You alluded to graffiti. Did you ever get into it?
Yeah, yeah. I was always really interested in it, but I lived in the middle of nowhere. The town I grew up in had a population of 2,000. It was almost entirely farms. Graffiti in that context is really funny, but incredibly exciting. Then moving to the city was like, wow, I can really go bomb. I can do this if I want to. At one point I lived by these train yards, on the third floor. Just beyond my window there was a huge drop-down, and you could see the whole train yard. I could monitor it from my room, and I could go and paint and be home in ten minutes to watch the train leave. It was really, really fun, but it was never as serious as some of the people we know.

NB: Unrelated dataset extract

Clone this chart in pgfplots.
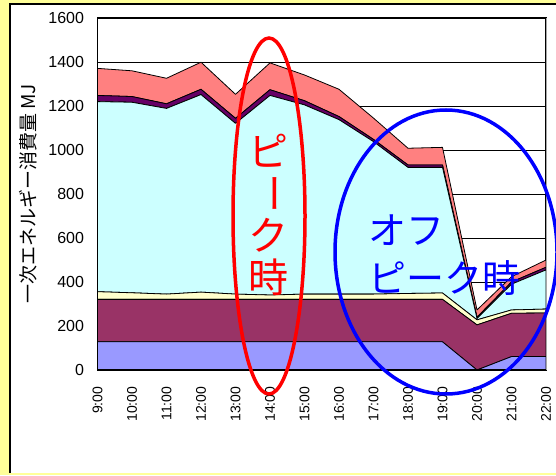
\documentclass[border=0pt]{standalone}
\usepackage{fontspec}
\setmainfont{Liberation Sans}
\newfontfamily\jp{Noto Sans CJK JP}
\usepackage{pgfplots}
\pgfplotsset{compat=1.18}
\usepackage{pgfplotstable}

\definecolor{bgyellow}{HTML}{FFFF99}
\definecolor{cBlue}{HTML}{9999FF}
\definecolor{cMaroon}{HTML}{993366}
\definecolor{cCream}{HTML}{FFFFCC}
\definecolor{cCyan}{HTML}{CCFFFF}
\definecolor{cPurple}{HTML}{660066}
\definecolor{cSalmon}{HTML}{FF8080}

% hourly primary energy by component (stacked layers, MJ)
\pgfplotstableread{
x  blue maroon cream cyan purple salmon
0  128  193    35    864  28     123
1  128  193    30    866  26     117
2  128  193    24    844  21     116
3  128  193    33    898  24     123
4  128  193    24    776  23     109
5  128  193    20    907  26     122
6  128  193    24    860  19     117
7  128  193    24    793  14     124
8  128  193    24    693  10     97
9  128  193    27    573  11     76
10 128  193    29    571  11     80
11 0    205    23    6    6      33
12 61   197    15    117  10     24
13 61   198    18    178  12     33
}\energy

\begin{document}
\begin{tikzpicture}
\useasboundingbox (0pt,0pt) rectangle (556pt,475pt);
\begin{scope}[x=1pt,y=1pt]
  \fill[bgyellow] (0,0) rectangle (556,475);
  \fill[white] (10,2) rectangle (556,471);
  \draw[black, line width=1.5pt] (10,2) -- (10,471) -- (556,471);
\end{scope}

\begin{axis}[
  at={(97.5pt,105pt)}, anchor=south west,
  scale only axis, width=448.5pt, height=352pt,
  xmin=0, xmax=13, ymin=0, ymax=1600,
  stack plots=y,
  xtick={0,...,13},
  xticklabels={9:00,10:00,11:00,12:00,13:00,14:00,15:00,16:00,17:00,18:00,19:00,20:00,21:00,22:00},
  ytick={0,200,...,1600},
  ymajorgrids,
  major grid style={black, line width=0.7pt},
  tick align=inside, xtick pos=bottom, ytick pos=left,
  major tick length=0pt,
  axis line style={black, line width=1.2pt},
  /pgf/number format/assume math mode=true,
  /pgf/number format/1000 sep={},
  yticklabel style={font=\fontsize{16}{16}\selectfont, xshift=-10pt},
  xticklabel style={font=\fontsize{14}{14}\selectfont, rotate=90, anchor=east, xshift=-13pt},
  ylabel={\jp 一次エネルギー消費量 MJ},
  ylabel style={font=\fontsize{19}{19}\selectfont, at={(axis description cs:-0.155,0.5)}, anchor=center, rotate=0},
  every axis plot/.append style={draw=black, line width=0.8pt, line join=round},
  after end axis/.code={
    \draw[black, line width=1pt] (rel axis cs:0,1) -- (rel axis cs:1,1);
    \draw[gray!70, line width=1pt] (rel axis cs:1,0) -- (rel axis cs:1,1);
    \draw[black, line width=1.3pt] (rel axis cs:0,1) -- (rel axis cs:0,0) -- (rel axis cs:1,0);
  },
]
\addplot[fill=cBlue]   table[x=x, y=blue]   {\energy} \closedcycle;
\addplot[fill=cMaroon] table[x=x, y=maroon] {\energy} \closedcycle;
\addplot[fill=cCream]  table[x=x, y=cream]  {\energy} \closedcycle;
\addplot[fill=cCyan]   table[x=x, y=cyan]   {\energy} \closedcycle;
\addplot[fill=cPurple] table[x=x, y=purple] {\energy} \closedcycle;
\addplot[fill=cSalmon] table[x=x, y=salmon] {\energy} \closedcycle;
% inward tick marks, drawn over the areas
\pgfplotsinvokeforeach{1,...,12}{
  \draw[black, line width=0.8pt] (axis cs:#1,0) -- ++(0pt,5pt);
}
\pgfplotsinvokeforeach{200,400,600,800,1000,1200,1400}{
  \draw[black, line width=0.8pt] (axis cs:0,#1) -- ++(5pt,0pt);
}
\end{axis}

\begin{scope}[x=1pt,y=1pt]
  \clip (0,0) rectangle (556,475);
  % peak hours
  \draw[red, line width=3.5pt] (269,259) ellipse [x radius=36, y radius=178];
  \begin{scope}[every node/.style={text=red, inner sep=0pt, font=\jp\fontsize{40}{40}\selectfont}]
    \node at (268,324) {ピ};
    \node at (268,282) {\rotatebox[origin=c]{-90}{ー}};
    \node at (268,240) {ク};
    \node at (268,198) {時};
  \end{scope}
  % off-peak hours
  \draw[blue, line width=3.5pt] (446,223) ellipse [x radius=111, y radius=142];
  \begin{scope}[every node/.style={text=blue, inner sep=0pt, anchor=west, font=\jp\fontsize{38}{38}\selectfont}]
    \node at (368,245) {オフ};
    \node at (368,197) {ピーク時};
  \end{scope}
\end{scope}
\end{tikzpicture}
\end{document}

To be good at that, like anything else, you have to sacrifice everything for it, just go crazy for it, and it’s all you think about. Like Wombat or something. Wombat is everywhere in New York right now. Really cool, outstanding style... But yeah, I used to dress like a dork to go do it. I would put on Dockers and loafers and a tucked-in button down shirt and comb my hair. Put everything in a tote bag or something, something that looks like I go to MIT, and then just go crazy. It worked!